Day 12 in the #vDM30in30
I’ve been investigating getting metrics from the Java parts of Puppet.
Puppetserver actually has a dedicated endpoint now, but if you’re on an earlier version you can actually extract the information straight from JMX.
I’ve been working on a Vagrant stack to demonstrate this, but I’ve not got it fully working yet, but I’ve made some good progress. I think there’re just a few tweaks left.
In the meantime, let’s talk JMX and jmxtrans.
What is JMX?
So JMX stands for Java Management Extensions, a well-established, but not widespread technology allowing to monitor and manage any JVM.
At it’s most basic level, it provides CPU, thread and memory monitoring. You can also configure custom metrics for it in the MBeanServer class.
It’s actually been around for a long time, Sun opened JSR 318 with the JMX spec in December 1998.
Why it’s good?
Since is in every Java version for over a decade and a half, you’ve basically got built in metrics and monitoring in any Java application.
All you need to do is configure the JAVA_ARGS
to enable the JMX port to be open, and bam: you’ve got metrics.
This is usually done with something like:
-Dcom.sun.management.jmxremote
-Dcom.sun.management.jmxremote.authenticate=false
-Dcom.sun.management.jmxremote.ssl=false
-Dcom.sun.management.jmxremote.port=1099
The base tools for reading JMX are pretty crude but effective…such as JConsole:
> Source: https://flic.kr/p/5X415j
However, I’m more interested in getting those logs into monitoring, specifically a Graphite/Grafana stack.

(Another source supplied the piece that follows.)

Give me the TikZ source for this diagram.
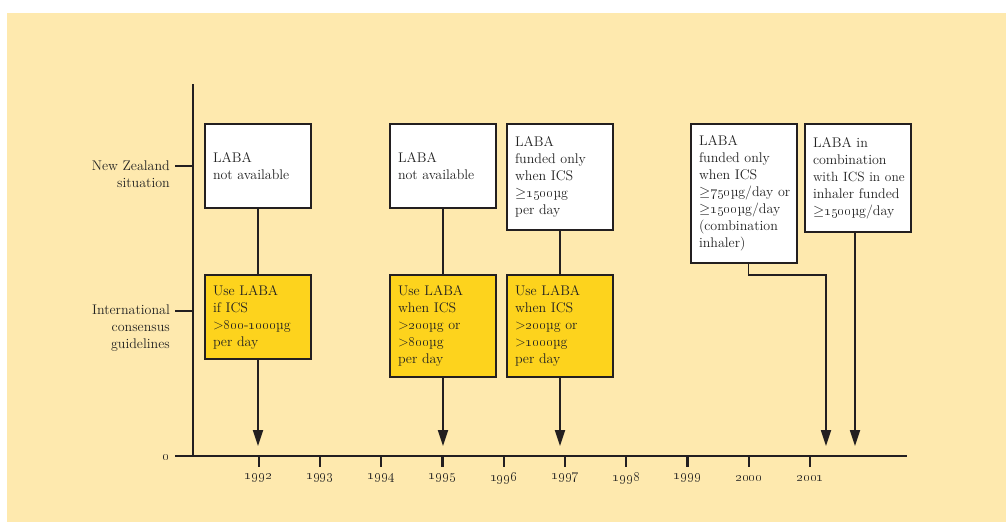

Where does jmxtrans fit in?
I think the README explains it best:
This is effectively the missing connector between speaking to a JVM via JMX on one end and whatever logging / monitoring / graphing package that you can dream up on the other end.
…
The core engine is very solid and there are writers for Graphite, StatsD, Ganglia, cacti/rrdtool, OpenTSDB, text files, and stdout. Feel free to suggest more on the discussion group or issue tracker.

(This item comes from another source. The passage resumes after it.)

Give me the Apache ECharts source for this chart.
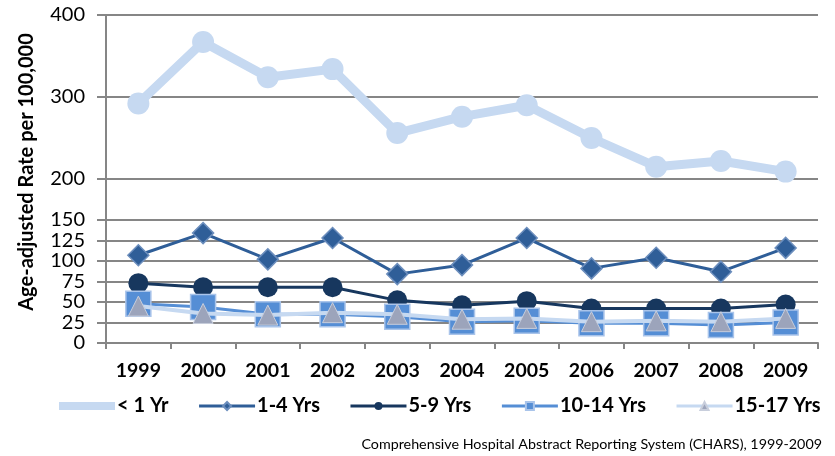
<!DOCTYPE html>
<html>
<head>
<meta charset="utf-8">
<script src="https://cdn.jsdelivr.net/npm/echarts@6/dist/echarts.min.js"></script>
<style>html,body{margin:0;padding:0;background:#fff}#c{width:835px;height:456px}</style>
</head>
<body>
<div id="c"></div>
<script>
var years = ['1999','2000','2001','2002','2003','2004','2005','2006','2007','2008','2009'];
var under1 = [292, 367, 324, 334, 256, 276, 290, 250, 215, 222, 209];
var y1to4 = [107, 134, 102, 128, 84, 95, 128, 91, 104, 87, 116];
var y5to9 = [73, 68, 68, 68, 52, 46, 51, 42, 42, 42, 47];
var y10to14 = [48, 44, 35, 35, 32, 26, 27, 24, 24, 22, 25];
var y15to17 = [45, 36, 34, 37, 35, 29, 30, 26, 27, 26, 30];
var yTicks = [0, 25, 50, 75, 100, 125, 150, 200, 300, 400];
var seriesNames = ['< 1 Yr', '1-4 Yrs', '5-9 Yrs', '10-14 Yrs', '15-17 Yrs'];
var yTitle = 'Age-adjusted Rate per 100,000';
var sourceText = 'Comprehensive Hospital Abstract Reporting System (CHARS), 1999-2009';

var FONT = 'Lato';
var chart = echarts.init(document.getElementById('c'), null, {renderer: 'canvas'});
chart.setOption({
  animation: false,
  backgroundColor: '#ffffff',
  grid: {left: 106, right: 17, top: 15, bottom: 113, containLabel: false},
  legend: {
    left: 50, top: 391,
    itemWidth: 56, itemHeight: 10, itemGap: 29,
    textStyle: {fontFamily: FONT, fontWeight: 'bold', fontSize: 20, color: '#000', padding: [0,0,0,-3]},
    data: [
      {name: seriesNames[0], lineStyle: {width: 8}},
      {name: seriesNames[1], lineStyle: {width: 3}},
      {name: seriesNames[2], lineStyle: {width: 3}},
      {name: seriesNames[3], lineStyle: {width: 3}},
      {name: seriesNames[4], lineStyle: {width: 3}}
    ]
  },
  xAxis: {
    type: 'category', data: years, boundaryGap: true,
    axisLine: {lineStyle: {color: '#868686', width: 2}},
    axisTick: {show: true, length: 6, lineStyle: {color: '#868686', width: 2}},
    axisLabel: {fontFamily: FONT, fontWeight: 'bold', fontSize: 19.5, color: '#000', margin: 18}
  },
  yAxis: {
    type: 'value', min: 0, max: 400, interval: 100,
    axisLine: {show: true, lineStyle: {color: '#868686', width: 2}},
    axisTick: {show: true, inside: false, length: 9, customValues: yTicks, lineStyle: {color: '#868686', width: 2}},
    axisLabel: {fontFamily: FONT, fontSize: 20, color: '#000', margin: 21, customValues: yTicks},
    splitLine: {show: true, lineStyle: {color: '#868686', width: 2}}
  },
  series: [
    {name: seriesNames[0], type: 'line', data: under1, z: 2,
     symbol: 'circle', symbolSize: 22,
     lineStyle: {color: '#C6D9F1', width: 9},
     itemStyle: {color: '#C6D9F1'}},
    {name: seriesNames[1], type: 'line', data: y1to4, z: 3,
     symbol: 'diamond', symbolSize: 21,
     lineStyle: {color: '#2F5E98', width: 3},
     itemStyle: {color: '#2F5E98', borderColor: '#6C8EBD', borderWidth: 1.5}},
    {name: seriesNames[2], type: 'line', data: y5to9, z: 4,
     symbol: 'circle', symbolSize: 20,
     lineStyle: {color: '#17375E', width: 3},
     itemStyle: {color: '#17375E'}},
    {name: seriesNames[3], type: 'line', data: y10to14, z: 5,
     symbol: 'rect', symbolSize: 25,
     lineStyle: {color: '#558ED5', width: 3},
     itemStyle: {color: '#558ED5', borderColor: '#A9C4EA', borderWidth: 1.5}},
    {name: seriesNames[4], type: 'line', data: y15to17, z: 6,
     symbol: 'triangle', symbolSize: [20, 20],
     lineStyle: {color: '#C6D9F1', width: 4},
     itemStyle: {color: '#9CA4BB', borderColor: '#C8CEDC', borderWidth: 1}}
  ],
  graphic: [{
    type: 'text', x: 27, y: 172, rotation: Math.PI / 2,
    style: {text: yTitle, font: 'bold 20px ' + FONT, fill: '#000', align: 'center', verticalAlign: 'middle'}
  }, {
    type: 'text', right: 13, top: 437,
    style: {text: sourceText, font: '14.3px ' + FONT, fill: '#000'}
  }]
});
</script>
</body>
</html>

Source: https://github.com/jmxtrans/jmxtrans/blob/master/README.md
I was introduced to the jmxtrans when I was looking into puppet-server monitoring, as the operations team at Puppet already use it to monitor the various Java systems that we run: Jira, Confluence and the Puppet stack itself: PuppetDB, PuppetServer and the console-services app.
How to configure it
Luckily the InfraCore team at Puppet had made a module to install it, and had some profiles they were using internally that I could test a little. I got most of the setup done without too much work.
Systemd strikes again…
However, in my tests, I couldn’t get it to work on CentOS 7. The culprit: a missing service file. The package only contained the older format with an init file located at /etc/init.d/jmxtrans
.
There’s already an issue open asking how to get it working on CentOS 7 and systemd systems, and the user had posted the unit file they were using:
[Unit]
Description=JMX Transformer - more than meets the eye
After=syslog.target network.target
[Service]
Type=forking
PIDFile=/run/jmxtrans/jmxtrans.pid
EnvironmentFile=/etc/sysconfig/jmxtrans
User=jmxtrans
ExecStart=/usr/share/jmxtrans/bin/jmxtrans start
[Install]
WantedBy=multi-user.target
This seemed to work at first, but I usually check my Puppet code with a few common issues that pop-up like rebooting and enabling the service. On reboot, the service didn’t run.
This appears to be because
Jaria explains it well:
To my surprise, my contraption from the previous article didn’t survive a reboot. WTF?! It turned out that in Fedora 19 the /var/run/ is a symlink into /run/ which has been turned into tmpfs. Goddamnit! It literally means, that it is pointless to create
/var/run/<the daemon name here>/
with correct permissions in RPM spec-file. Everything will be wiped clean on next reboot anyway.
So I ended up going with something similar to what he posted in the blog post, adding an ExecStartPre
section:
[Unit]
Description=JMX Transformer - more than meets the eye
After=syslog.target network.target
[Service]
Type=forking
User=jmxtrans
Group=jmxtrans
# Run ExecStartPre with root-permissions
PermissionsStartOnly=true
ExecStartPre=-/usr/bin/mkdir /run/jmxtrans/
ExecStartPre=/usr/bin/chown -R jmxtrans:jmxtrans /run/jmxtrans/
PIDFile=/var/run/jmxtrans/jmxtrans.pid
ExecStart=/usr/share/jmxtrans/bin/jmxtrans start
[Install]
WantedBy=multi-user.target
This seems to work in my tests, even after a reboot.
I opened a PR to get that merged into the InfraCore team module, and have a few other ideas for PR’s to merge.
Hopefully, I can get my Vagrant stack working and I can actually get the stats from jmxtrans
into graphite and show off some graphs in a future blog post!